If I think back over many years in AV, I notice something. My most memorable experiences have something in common: spatial audio. Even an anechoic chamber is in its way spatial. In 2011, standing on the Yamaha booth in headphones when the Dan Dugan automixer card debuted felt “spatial” in the way it shaped the audio space in my head and vanished the distractions.

I remember one Meyer demo that was set up to be like a nightclub (I think it might have been for LEO?) where I had that experience of hearing the music at full resolution but still being able to hear the person standing next to me. That’s not spatial in the electronically manipulated sense, but to me, it was a powerful reminder that all audio is spatial, it’s just whether it’s shaped by intention or accident.

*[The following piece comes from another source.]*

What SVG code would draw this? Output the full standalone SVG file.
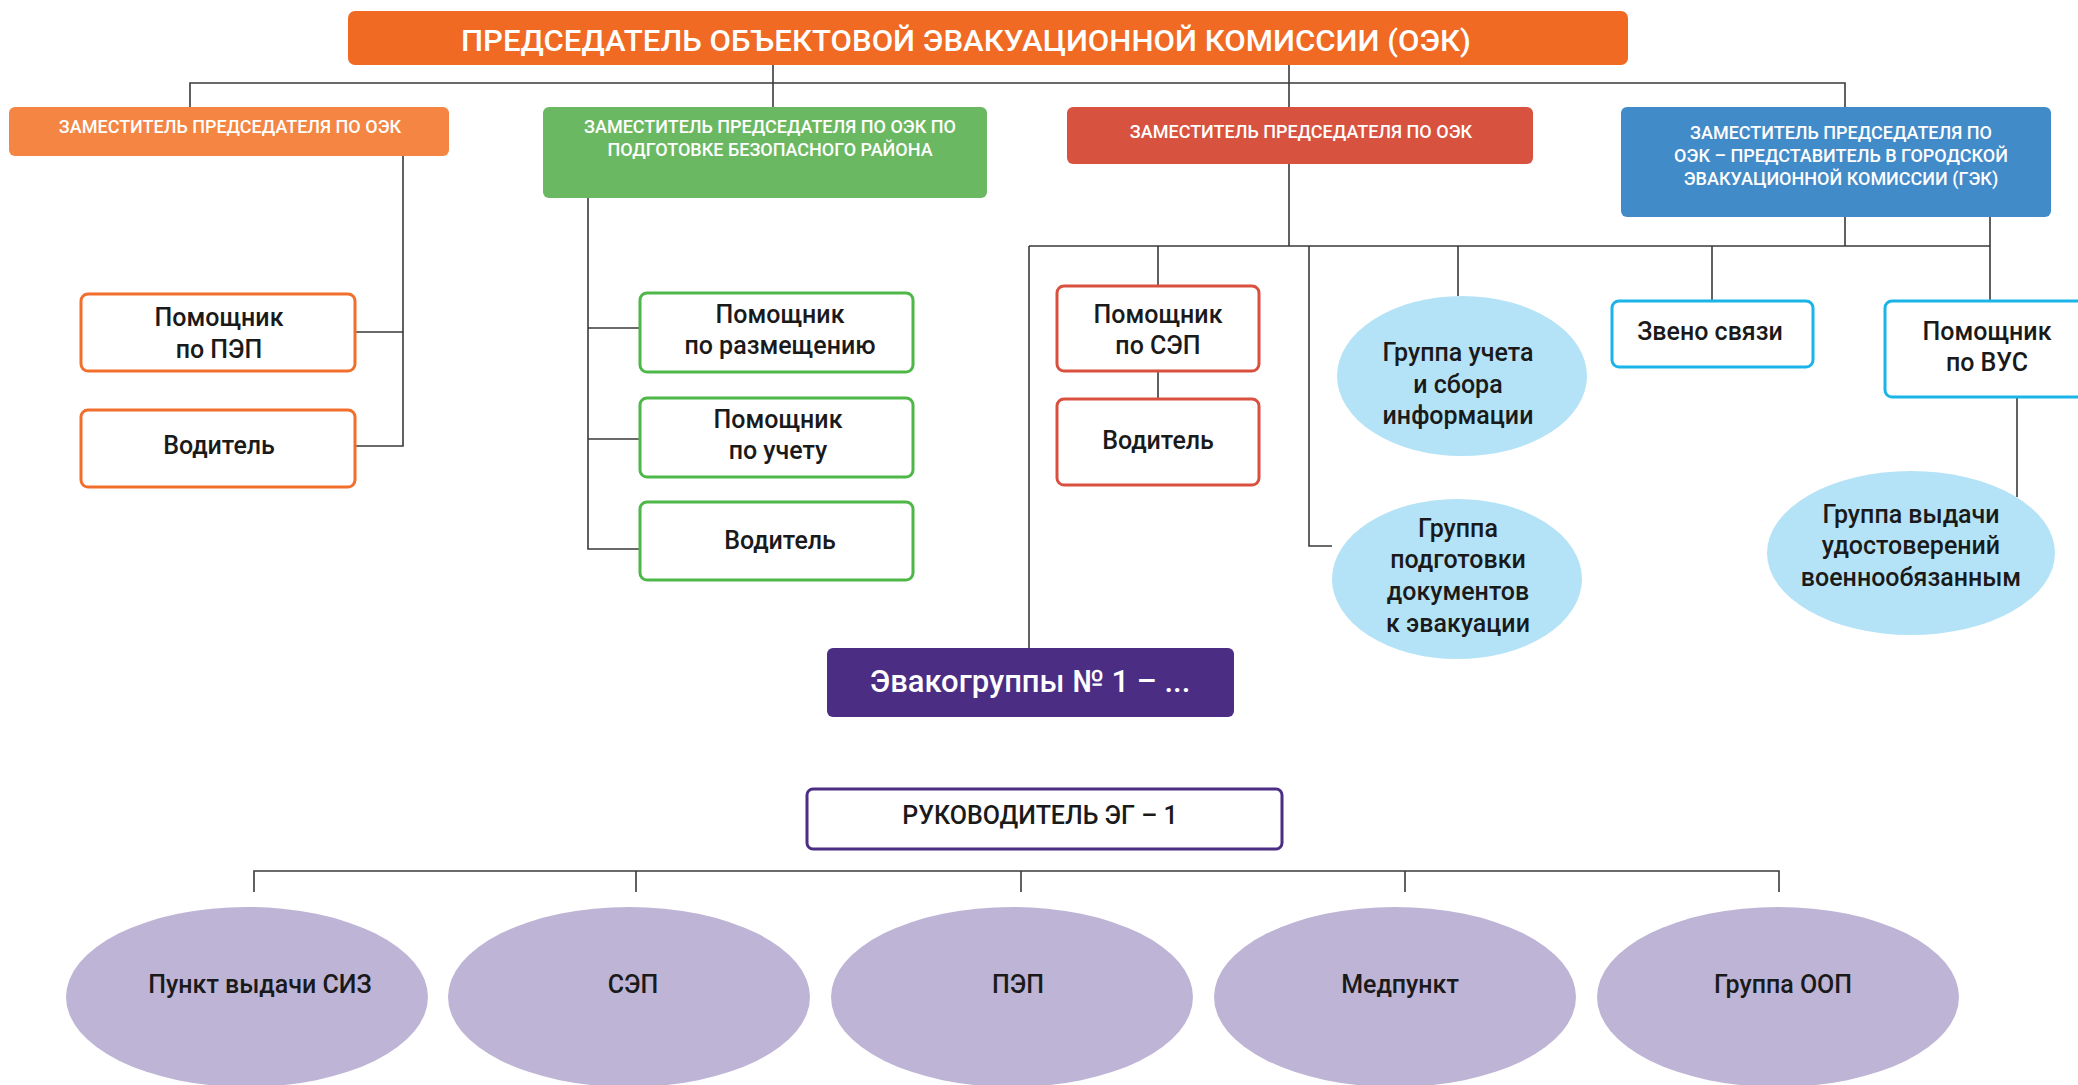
<svg xmlns="http://www.w3.org/2000/svg" width="2078" height="1085" viewBox="0 0 2078 1085">
<style>
  .ln{fill:none;stroke:#3a3a3a;stroke-width:1.6}
  .hd{fill:#fff;font-family:Roboto,"Liberation Sans",Arial,sans-serif;font-weight:500;font-size:18px;text-anchor:middle}
  .tx{fill:#1a1a1a;font-family:Roboto,"Liberation Sans",Arial,sans-serif;font-weight:500;font-size:25px;text-anchor:middle}
  .ob{fill:#fff;stroke:#F26E2C;stroke-width:3}
  .gb{fill:#fff;stroke:#4DB848;stroke-width:3}
  .rb{fill:#fff;stroke:#D9503F;stroke-width:3}
  .cb{fill:#fff;stroke:#1BB4E8;stroke-width:3}
  .lb{fill:#B4E3F7}
  .lv{fill:#BEB5D6}
</style>
<rect width="2078" height="1085" fill="#fff"/>
<g id="connectors">
  <path class="ln" d="M190,107 V83 H1845 V107"/>
  <path class="ln" d="M773,65 V107"/>
  <path class="ln" d="M1289,65 V107"/>
  <path class="ln" d="M403,156 V446 H355 M403,332 H355"/>
  <path class="ln" d="M588,198 V549 H640 M588,328 H640 M588,439 H640"/>
  <path class="ln" d="M1289,164 V246 M1029,246 H1990 M1029,246 V648"/>
  <path class="ln" d="M1158,246 V286 M1158,371 V399"/>
  <path class="ln" d="M1309,246 V546 H1332"/>
  <path class="ln" d="M1458,246 V296"/>
  <path class="ln" d="M1712,246 V301"/>
  <path class="ln" d="M1845,217 V246 M1990,217 V301"/>
  <path class="ln" d="M2017,397 V497"/>
  <path class="ln" d="M254,892 V871 H1779 V892 M636,871 V892 M1021,871 V892 M1405,871 V892"/>
</g>
<g id="chair">
  <rect x="348" y="11" width="1280" height="54" rx="7" fill="#F06A24"/>
  <text x="461" y="51" fill="#fff" font-family="Roboto,Liberation Sans,Arial,sans-serif" font-weight="500" font-size="30" textLength="1010" lengthAdjust="spacingAndGlyphs">ПРЕДСЕДАТЕЛЬ ОБЪЕКТОВОЙ ЭВАКУАЦИОННОЙ КОМИССИИ (ОЭК)</text>
</g>
<g id="dep1">
  <rect x="9" y="107" width="440" height="49" rx="6" fill="#F48542"/>
  <text class="hd" x="230" y="133">ЗАМЕСТИТЕЛЬ ПРЕДСЕДАТЕЛЯ ПО ОЭК</text>
</g>
<g id="dep2">
  <rect x="543" y="107" width="444" height="91" rx="6" fill="#6BB862"/>
  <text class="hd" x="770" y="133">ЗАМЕСТИТЕЛЬ ПРЕДСЕДАТЕЛЯ ПО ОЭК ПО</text>
  <text class="hd" x="770" y="156">ПОДГОТОВКЕ БЕЗОПАСНОГО РАЙОНА</text>
</g>
<g id="dep3">
  <rect x="1067" y="107" width="466" height="57" rx="6" fill="#D85240"/>
  <text class="hd" x="1301" y="138">ЗАМЕСТИТЕЛЬ ПРЕДСЕДАТЕЛЯ ПО ОЭК</text>
</g>
<g id="dep4">
  <rect x="1621" y="107" width="430" height="110" rx="6" fill="#428BC9"/>
  <text class="hd" x="1841" y="139">ЗАМЕСТИТЕЛЬ ПРЕДСЕДАТЕЛЯ ПО</text>
  <text class="hd" x="1841" y="162">ОЭК – ПРЕДСТАВИТЕЛЬ В ГОРОДСКОЙ</text>
  <text class="hd" x="1841" y="185">ЭВАКУАЦИОННОЙ КОМИССИИ (ГЭК)</text>
</g>
<g id="pep">
  <rect class="ob" x="81" y="294" width="274" height="77" rx="7"/>
  <text class="tx" x="219" y="326">Помощник</text>
  <text class="tx" x="219" y="358">по ПЭП</text>
</g>
<g id="driver1">
  <rect class="ob" x="81" y="410" width="274" height="77" rx="7"/>
  <text class="tx" x="219" y="454">Водитель</text>
</g>
<g id="placement">
  <rect class="gb" x="640" y="293" width="273" height="79" rx="7"/>
  <text class="tx" x="780" y="323">Помощник</text>
  <text class="tx" x="780" y="354">по размещению</text>
</g>
<g id="accounting">
  <rect class="gb" x="640" y="398" width="273" height="79" rx="7"/>
  <text class="tx" x="778" y="428">Помощник</text>
  <text class="tx" x="778" y="459">по учету</text>
</g>
<g id="driver2">
  <rect class="gb" x="640" y="502" width="273" height="78" rx="7"/>
  <text class="tx" x="780" y="549">Водитель</text>
</g>
<g id="sep">
  <rect class="rb" x="1057" y="286" width="202" height="85" rx="7"/>
  <text class="tx" x="1158" y="323">Помощник</text>
  <text class="tx" x="1158" y="354">по СЭП</text>
</g>
<g id="driver3">
  <rect class="rb" x="1057" y="399" width="202" height="86" rx="7"/>
  <text class="tx" x="1158" y="449">Водитель</text>
</g>
<g id="info">
  <ellipse class="lb" cx="1462" cy="376" rx="125" ry="80"/>
  <text class="tx" x="1458" y="361">Группа учета</text>
  <text class="tx" x="1458" y="393">и сбора</text>
  <text class="tx" x="1458" y="424">информации</text>
</g>
<g id="docs">
  <ellipse class="lb" cx="1457" cy="579" rx="125" ry="80"/>
  <text class="tx" x="1458" y="537">Группа</text>
  <text class="tx" x="1458" y="568">подготовки</text>
  <text class="tx" x="1458" y="600">документов</text>
  <text class="tx" x="1458" y="632">к эвакуации</text>
</g>
<g id="comm">
  <rect class="cb" x="1612" y="301" width="201" height="66" rx="7"/>
  <text class="tx" x="1710" y="340">Звено связи</text>
</g>
<g id="vus">
  <rect class="cb" x="1885" y="301" width="206" height="96" rx="7"/>
  <text class="tx" x="1987" y="340">Помощник</text>
  <text class="tx" x="1987" y="371">по ВУС</text>
</g>
<g id="ids">
  <ellipse class="lb" cx="1911" cy="553" rx="144" ry="82"/>
  <text class="tx" x="1911" y="523">Группа выдачи</text>
  <text class="tx" x="1911" y="554">удостоверений</text>
  <text class="tx" x="1911" y="586">военнообязанным</text>
</g>
<g id="evac">
  <rect x="827" y="648" width="407" height="69" rx="6" fill="#4B2D84"/>
  <text x="1030" y="692" fill="#fff" font-family="Roboto,Liberation Sans,Arial,sans-serif" font-weight="500" font-size="31" text-anchor="middle">Эвакогруппы № 1 – ...</text>
</g>
<g id="leader">
  <rect x="807" y="789" width="475" height="60" rx="6" fill="#fff" stroke="#4B2D84" stroke-width="3"/>
  <text class="tx" x="1040" y="824">РУКОВОДИТЕЛЬ ЭГ – 1</text>
</g>
<g id="siz">
  <ellipse class="lv" cx="247" cy="997" rx="181" ry="90"/>
  <text class="tx" x="260" y="993">Пункт выдачи СИЗ</text>
</g>
<g id="sep2">
  <ellipse class="lv" cx="629" cy="997" rx="181" ry="90"/>
  <text class="tx" x="633" y="993">СЭП</text>
</g>
<g id="pep2">
  <ellipse class="lv" cx="1012" cy="997" rx="181" ry="90"/>
  <text class="tx" x="1018" y="993">ПЭП</text>
</g>
<g id="med">
  <ellipse class="lv" cx="1395" cy="997" rx="181" ry="90"/>
  <text class="tx" x="1400" y="993">Медпункт</text>
</g>
<g id="oop">
  <ellipse class="lv" cx="1778" cy="997" rx="181" ry="90"/>
  <text class="tx" x="1783" y="993">Группа ООП</text>
</g>
</svg>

That shape has an impact on the audio experience, and it also affects the relationships among the people sharing the room

One my top three most significant AV adventures was of spatial audio. In 2011, I sat with Meyer’s Steve Ellison as the Cirque du Soleil team mixed the Kodak theater for Iris. A Meyer Constellation system had been installed to help bring life to the dry broadcast soundstage, which wasn’t just neutralizing reflections; it was also neutralizing the performer/audience interaction.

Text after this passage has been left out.